The 14th of May annually is Dylan Thomas day. It's not his birthday. It's not his death day. It's the date Under Milk Wood was first read on stage in New York. And why not commemorate that? Feeling anti-social this year, I decided to make my own little pilgrimage to somewhere very much off the beaten track of all things Dylan. No boat house in Laugharne. No Wheatsheaf in Fitzrovia. I look myself down to the river not far from home. 

Dylan and his family lived at 13, Hammersmith Terrace in the winter of 1941-42 and on into the spring of 1942.  It's a five storey Georgian terraced house that backs directly onto a famous stretch of the Thames. Lots of artists have lived around there over the years (Eric Ravillious, Emery Walker, A.P. Herbert who owned number 13 and invited the Thomases to stay, and William Morris had his press very nearby). 

Next door at number 12, can this be conicidence to his choice of studio/bedsit? was apparently the birthplace of his wife, Caitlin MacNamara. 

I look up at the typical London brick and wonder what Dylan got up to in Hammersmith. His carefully collated Collected Letters helpfully supplies some answers from the few he wrote from this address. He was writing, but only in the time left to him after his work for a film company producing short films for the Ministry of Information.

Dylan hated London at this point where 'even the sun's grey... the grey gets in your eyes so that a bit of green nearly blinds you and the thought of the sea makes you giddy as you cross the road like a bloody beetle,' and his colleagues odious 'straw men, sponge and vanity boys, walking sacks full of solid vinegar and pride, all the menagerie of a world very rightly at war with itself (And even now the ink is spitting.)' (May 1942) 

And he hated his poverty: 'You don't know, I suppose, anyone with any furniture stored in London and who would want to give it to a good home? The only things I have are a deckchair with a hole in it, half a dozen books, a few toys and an old iron. These would not fill even a mouse's home. It is very good sometimes to have nothing; I want society, not me, to have places to sit in and beds to lie in; and who wants a hatstand of his very own? But sometimes on rainy, nostalgic Sunday afternoons, after eating the week's meat, it would, however cowardly, whatever a blanketing of responsibility and conscience, be good to sprawl back on one's own bourgeois chair, bought slippers on one's trotters.' (May 1942)

Although writing such as this has always to be read realising his teasing use of hyperbole for dramatic effect. So there you have it. He was miserable and fed up and often on the move. Sounds very much like typical Dylan-times. I hope none of this rubs off on me this week as I am rather buoyant and pretty happy.



Further reading

Paul Ferris, Dylan Thomas: The Collected Letters (London: J.M.Dent, 1985)

Thursday, 11 May 2023

Midlands Explorer - Moseley Old Hall




I tried my best to avoid all things royal this past weekend - don't get me started on the subject - but what happens when you take yourself off to a 17th century Manor House near Wolverhampton, is that you end up tripping over them. 

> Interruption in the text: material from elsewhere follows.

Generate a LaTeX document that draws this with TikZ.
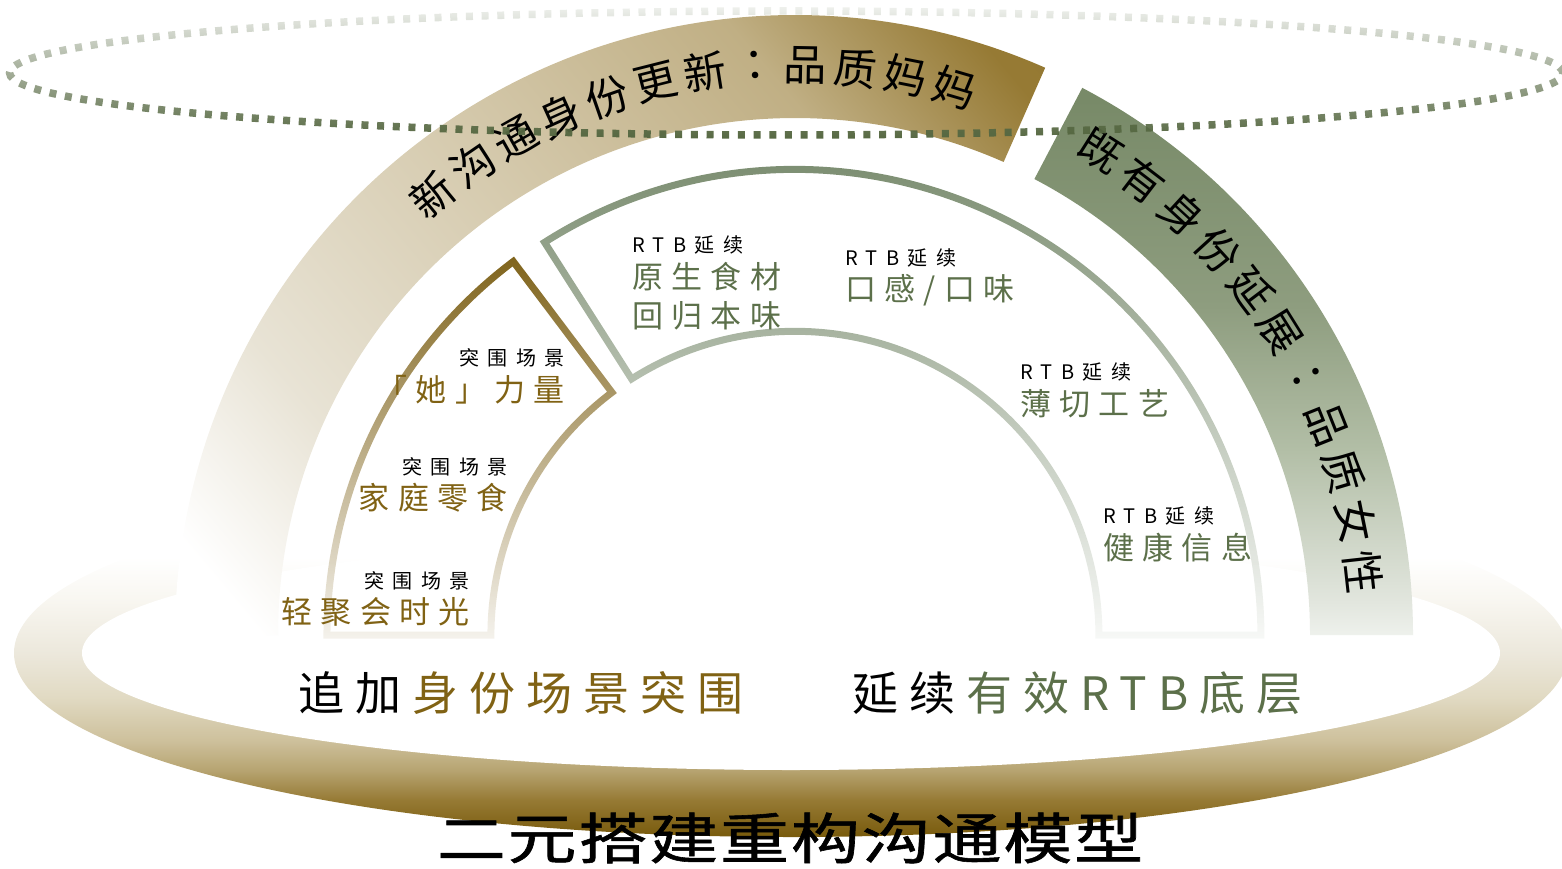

In this case the encounter was with the future Charles II during his flight from defeat at the battle of Worcester in 1651. Having hidden in the famous oak tree, he was given shelter by the Catholic family here, even hiding in the priest hole between the house's upper and lower floors under the garde-robe when Parliamentarian forces came calling, before making his escape via a very circuitous route through England and across the Channel to France. Pity he came back.



On a small enough scale to imagine living in it, Moseley Old Hall is a delight of wooden interiors, including chapel in the attic disguised as a school room, pleasant parlours and bedrooms, and a lovely knot garden. Most impressive were the stump work embroideries of which there were many, along with the Royal and Parliamentary propaganda. 

Wednesday, 10 May 2023

Midlands Explorer - The Barber Institute, University of Birmingham


In purpose built Art Deco, all polished marble and clean lines, the Barber Institute of Fine Art is on the campus of Birmingham University. It's free-to-visit collection, gathered by the wealthy Barber family, ranges from Mediaeval religious paintings to the turn of the twentieth century art. Along the way there is work by Botticelli, Bruegel the Younger, Rodin, Degas, Pissarro, Van Gogh, Monet, Sickert, Magrite and on and on. 

When I say work, I mean one or possibly two examples thereof. So, yes, it's small, but it is perfectly formed and a great way to spend an afternoon sampling four hundred or so years of painting and sculpture. 

Whilst there are only four painting by women artists, one of them is an absolute jewel. Countess Golovina by Elisabeth Vigee-LeBrun is a delight of post revolutionary French portraiture. I enjoyed drinking in her smile for a good long time.